Archive for March 2004
The TestFlag event attribute is now mapped between ObjectServer alerts.status and Event. Since the Siebel mapping was already done, it should now be fully supported. Test follows tomorrow. Also injected events should set the TestFlag, which will require rules file changes in some cases (traps).
The OID mapping file in the SNMP poller allows you to specify an expression. The expression is evaluated for the value read in SNMP polls using that oid. This allows simple unit conversions, etc. For example, specifying “100 – $value” replaces the SNMP poll value with 100 minus that value. A bug that was introduced when combining polls to the same IP address caused this expression not to be evaluated in some cases. C found this problem today. This was fixed.
The Dynamic instance refresh was implemented as described. Also, on startup of the poller and upon reread of the config after sending a HUP signal, it is not read at all. Instead it is read on demand whenever the first poll is about to happen. This spreads the load and makes that timeouts don’t cause problems.
Additionally, the action of sending collected data to the datacollector used to be done asynchronously because it was so slow. Now that has been reverted back to a synchronous action, which has the advantage that a missed send does not cause the collected data to be thrown out. It simply keeps on collecting an resends at the next interval.
The SNMP poller has a feature called Dynamic Instance Mapping. This is a means of mapping human readable Smart24 component instance names (like “/tmp” or “inetinfo.exe”) to SNMP instance numbers. It does this by walking two SNMP tables, one containing the readable name, the other containing the SNMP instance. The poller currently rereads the tables at a low (but configurable) interval. The problem is, it goes ahead and reads the tables on all IPs where this applies in a loop, and what’s more, it does that in a synchronous fashion. If an IP is not reachable, the loop will wait for a timeout before proceeding. This can cause the refresh to take a long time, and it limits scalability of the poller.
To remedy this, the refreshes will be spread out through time randomly for each IP. They will still need to be synchronous, but since only one instance mapping is read at a time, the scalability problem will be solved.
The complexity of our automations could be greatly reduced if we read from and write into the in-memory sybase database directly. No more round-about integration tricks where we need to inject new Notification events, only to delete them a little later, etc. The problem is, the current method is the official and approve way to do it. The JDBC way, although conceptually much cleaner, is not supported by Micromuse. Since ultimately what we need is an easy to maintain system, I propose giving this a serious look in the next cycle.
While reviewing these automations, found that events that do not have a ticket will never be closed. Although the they were selected, the automations would then try to forward the resolution event.
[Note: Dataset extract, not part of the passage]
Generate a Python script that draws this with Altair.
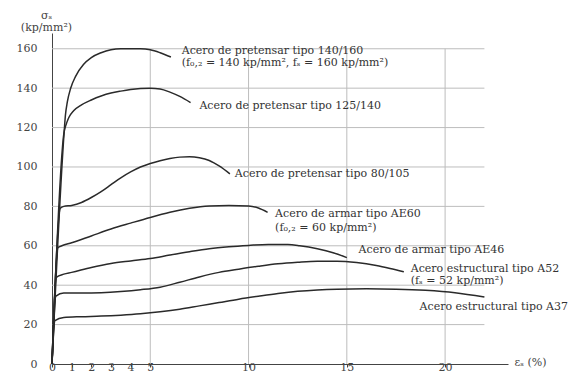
import altair as alt
import pandas as pd

# ---------------- data ----------------
series = ["140/160", "125/140", "80/105", "AE60", "AE46", "A52", "A37"]

s1_x = [0, 0.62, 0.68, 0.78, 0.95, 1.2, 1.6, 2.0, 2.5, 3.0, 3.5, 4.5, 5.0, 5.5, 6.05]
s1_y = [0, 118, 126, 133, 140, 146, 152, 155.5, 158, 159.5, 160, 160, 159.5, 158, 155.8]

s2_x = [0, 0.62, 0.7, 0.85, 1.1, 1.5, 2.0, 2.5, 3.0, 3.5, 4.0, 4.5, 5.0, 5.5, 6.0, 6.5, 7.05]
s2_y = [0, 118, 121, 125, 128.5, 131.5, 134, 136, 137.5, 138.5, 139.3, 139.8, 140, 139.6, 138, 135.8, 132.7]

s3_x = [0, 0.42, 0.6, 1.0, 1.5, 2.0, 2.5, 3.0, 3.5, 4.0, 4.5, 5.0, 5.5, 6.0, 6.5, 7.0, 7.5, 8.0, 8.5, 9.05]
s3_y = [0, 79, 80, 80.5, 82, 84.5, 87.5, 91, 94.5, 97.5, 100, 101.8, 103.2, 104.3, 105, 105.2, 104.7, 103.3, 100.5, 96.5]

s4_x = [0, 0.3, 0.5, 1.0, 2.0, 3.0, 4.0, 5.0, 6.0, 7.0, 8.0, 9.0, 10.0, 10.5, 10.97]
s4_y = [0, 59, 60, 61.5, 65, 68.5, 71.5, 74.4, 77, 79, 80.2, 80.5, 80.2, 79.2, 77]

s5_x = [0, 0.22, 0.6, 1.0, 2.0, 3.0, 4.0, 5.0, 6.0, 7.0, 8.0, 9.0, 10.0, 11.0, 12.0, 12.6, 13.5, 14.3, 15.0]
s5_y = [0, 44, 45.6, 46.5, 49, 51, 52.3, 53.5, 55.3, 57, 58.5, 59.5, 60.2, 60.7, 60.6, 60, 58.5, 56.5, 54]

s6_x = [0, 0.2, 0.6, 1.5, 2.5, 3.5, 4.5, 5.5, 6.5, 7.5, 8.5, 9.5, 10.5, 11.5, 12.5, 13.5, 14.5, 15.5, 16.5, 17.2, 17.9]
s6_y = [0, 34.5, 36, 36, 36.2, 36.8, 37.7, 39, 41.5, 44.2, 46.5, 48.1, 49.6, 50.9, 51.7, 52.2, 52.2, 51.5, 50, 48.5, 46.8]

s7_x = [0, 0.15, 0.6, 1.5, 2.5, 3.5, 4.5, 5.5, 6.5, 7.5, 8.5, 9.5, 10.5, 11.5, 12.5, 13.5, 14.5, 16, 17.5, 19, 20.5, 22]
s7_y = [0, 22, 23.6, 24, 24.3, 24.8, 25.5, 26.5, 27.8, 29.5, 31.2, 32.9, 34.4, 35.8, 36.9, 37.6, 38, 38.2, 38, 37.4, 36.2, 34]

label_text = [
    "Acero de pretensar tipo 140/160",
    "(f₀,₂ = 140 kp/mm², fₛ = 160 kp/mm²)",
    "Acero de pretensar tipo 125/140",
    "Acero de pretensar tipo 80/105",
    "Acero de armar tipo AE60",
    "(f₀,₂ = 60 kp/mm²)",
    "Acero de armar tipo AE46",
    "Acero estructural tipo A52",
    "(fₛ = 52 kp/mm²)",
    "Acero estructural tipo A37",
]
label_x = [6.6, 6.6, 7.5, 9.3, 11.35, 11.35, 15.6, 18.25, 18.25, 18.7]
label_y = [159, 153, 131, 96.3, 76, 68.8, 57.8, 48.1, 41.9, 28.7]

y_ticks = [0, 20, 40, 60, 80, 100, 120, 140, 160]
x_ticks = [0, 1, 2, 3, 4, 5, 10, 15, 20]
h_grid = [20, 40, 60, 80, 100, 120, 140, 160]
v_grid = [5, 10, 15, 20]

# ---------------- tables ----------------
xs = [s1_x, s2_x, s3_x, s4_x, s5_x, s6_x, s7_x]
ys = [s1_y, s2_y, s3_y, s4_y, s5_y, s6_y, s7_y]
rows = []
for name, sx, sy in zip(series, xs, ys):
    for i, (a, b) in enumerate(zip(sx, sy)):
        rows.append({"serie": name, "o": i, "x": a, "y": b})
curves = pd.DataFrame(rows)

hg = pd.DataFrame({"y": h_grid, "x": [0] * len(h_grid), "x2": [22] * len(h_grid)})
vg = pd.DataFrame({"x": v_grid, "y": [0] * len(v_grid), "y2": [160] * len(v_grid)})
labels = pd.DataFrame({"x": label_x, "y": label_y, "t": label_text})

FONT = "DejaVu Serif"
xscale = alt.Scale(domain=[0, 23.2], nice=False, zero=False)
yscale = alt.Scale(domain=[0, 168], nice=False, zero=False)

xaxis = alt.Axis(
    values=x_ticks, grid=False, domainColor="#444", domainWidth=1,
    tickColor="#444", tickSize=3, tickWidth=1,
    labelFont=FONT, labelFontSize=11, labelColor="#444", labelPadding=0,
    labelBaseline="middle", labelAngle=0, labelFlush=False, labelOverlap=False,
    title="εₛ (%)", titleX=462, titleY=-2, titleAlign="left", titleBaseline="middle",
    titleFont=FONT, titleFontSize=11, titleFontWeight="normal", titleColor="#444",
)
yaxis = alt.Axis(
    values=y_ticks, grid=False, ticks=False, domainColor="#444", domainWidth=1,
    labelFont=FONT, labelFontSize=11, labelColor="#444", labelPadding=15,
    title=["σₛ", "(kp/mm²)"], titleAngle=0, titleX=-6, titleY=-24,
    titleAlign="center", titleBaseline="top", titleLineHeight=12,
    titleFont=FONT, titleFontSize=11, titleFontWeight="normal", titleColor="#444",
)

def X(field="x"):
    return alt.X(f"{field}:Q", scale=xscale, axis=xaxis)

def Y(field="y"):
    return alt.Y(f"{field}:Q", scale=yscale, axis=yaxis)

hgrid = alt.Chart(hg).mark_rule(color="#bdbdbd", strokeWidth=1).encode(
    x=X(), x2="x2:Q", y=Y()
)
vgrid = alt.Chart(vg).mark_rule(color="#bdbdbd", strokeWidth=1).encode(
    x=X(), y=Y(), y2="y2:Q"
)
lines = alt.Chart(curves).mark_line(color="#2a2a2a", strokeWidth=1.5, interpolate="monotone").encode(
    x=X(), y=Y(), detail="serie:N", order="o:Q"
)
texts = alt.Chart(labels).mark_text(
    align="left", baseline="middle", font=FONT, fontSize=11, color="#333"
).encode(x=X(), y=Y(), text="t:N")

chart = alt.layer(hgrid, vgrid, lines, texts).properties(
    width=456, height=331,
    autosize=alt.AutoSizeParams(type="none"),
    padding={"left": 44, "top": 25, "right": 68, "bottom": 11},
    background="white",
).configure_view(stroke=None)

chart.save("out.html", embed_options={"renderer": "svg", "actions": False})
In the normal case, the corresponding ticket would be closed and a notification of this would be sent back into netcool where the event would be closed as well. If there would be no ticket, however, there would be nothing to close, so that there would also be no notification back into netcool.
Worked with W. to fix this. We modified the third generic clear automation to only forward resolutions if Netcool knows of a ticket (Smart24Status = 3). We then added a fourth one that just clears the problem event and deletes the resolution event in all other cases.
There is one potential problem with this, in that cases where a resolution quickly follows a problem, the ticket opened notification might not have reached Netcool yet. In those cases, the Netcool event would be closed, but the ticket would never be. In practice, however, this is quite unlikely, since polls are always minutes apart, and we can configure the SSMs to send traps no closer than at least a minute apart.
It might be good however to think a little more about a solution that does not have this drawback.
This solution has not been drawn up and coded out but has not been installed yet.
Tried to poll all 532 polls to the core switches in a single poll. This failed with a time out. Now I max out the number of combined polls to 50, which seems to work.
The result of this all is that instead of 4000+ polls per 5 minutes, we now have only around 150.